I really like the touchpad, it runs off a 9-volt battery. 
Here's what I own....http://www.cabelas.com/prod-1/0034768227718a.shtml


----------



## Al Hansen (Sep 7, 2007)

I'll be starting the hunt next week. I tried to find out the cost of the Sams one but it won't come up. Please let me know what ya think of it. Thanks, Al.


----------



## .45 (Sep 21, 2007)

Also...check the swing of the door, make sure it going to work for you.

I bought mine at Dougs...

Edit............

Just to clarify.....I have torn into at least a dozen safes, _all non-rated_. The 'fire rated' safe may actually be constructed with a rigid material or even a concrete of sorts. I've never run into one of these yet.


----------



## Huge29 (Sep 17, 2007)

Al Hansen said:


> I'll be starting the hunt next week. I tried to find out the cost of the Sams one but it won't come up. Please let me know what ya think of it. Thanks, Al.


$690 in store, they had them at the SLC and the Layton store, however typical ridiculous cust service that we have all come to expect----you can not see the inside at all, I was told that not even the mgr has the code.

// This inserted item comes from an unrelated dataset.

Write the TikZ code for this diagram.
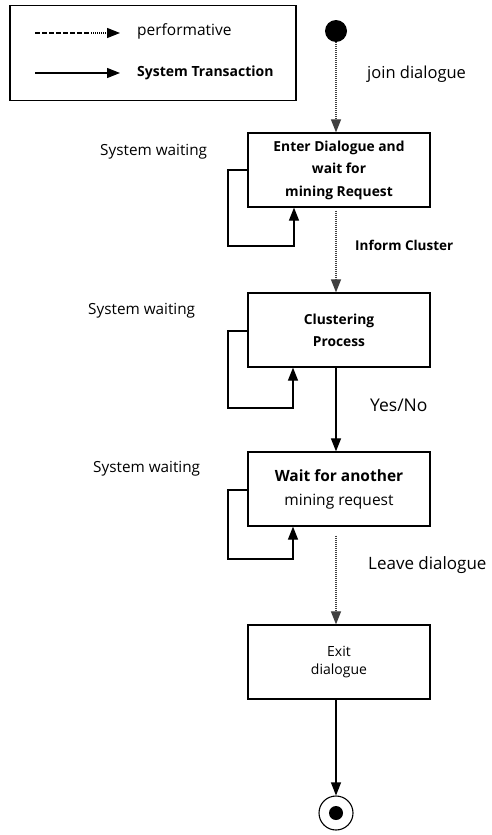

They apparently had an incident where a kid was locked inside??? They have pics, I guess I will just shop around and see what they look like. 


.45 said:


> Also...check the swing of the door, make sure it going to work for you.
> 
> I bought mine at Dougs...


Seems they are all lefties, meaning hinges on the right, which is not my preference, but won't really be a problem.

Thanks for the insight!


----------



## Gee LeDouche (Sep 21, 2007)

If I may throw in my 2 cents.. get the best safe you can afford. chances are, you wont ever need all the extra protection they offer, but if you ever do its nice to have that security.


----------



## Huge29 (Sep 17, 2007)

Gee LeDouche said:


> If I may throw in my 2 cents.. get the best safe you can afford. chances are, you wont ever need all the extra protection they offer, but if you ever do its nice to have that security.


That is the same advice that my sex ed teacher gave! :shock: :lol: j/k, that is what I was thinking, I am just having a hard time justifying that much extra money, not to mention that I think it would be covered under home owner's insurance: I guess that is something to look into also.


----------



## James (Oct 7, 2007)

We got the Liberty Patriot in that same size. 22x30x60 It is a nice safe. It came with the dial lock, but we just had it changed to the pushbutton lock. I would highly recommend the push button lock. The feller who came out to change the lock was showing me some of the security features on the safe. I was impressed. 
Oh, ya the insulating material is something that looks just like gypsum wall board. It won't be displaced by laying the safe down.

You may want to call the Heritage Safe Co. in Grace Idaho. You may be able to run up there and get your safe at a better price. Save the freight. 

You want to get info on safes? Talk to a locksmith. 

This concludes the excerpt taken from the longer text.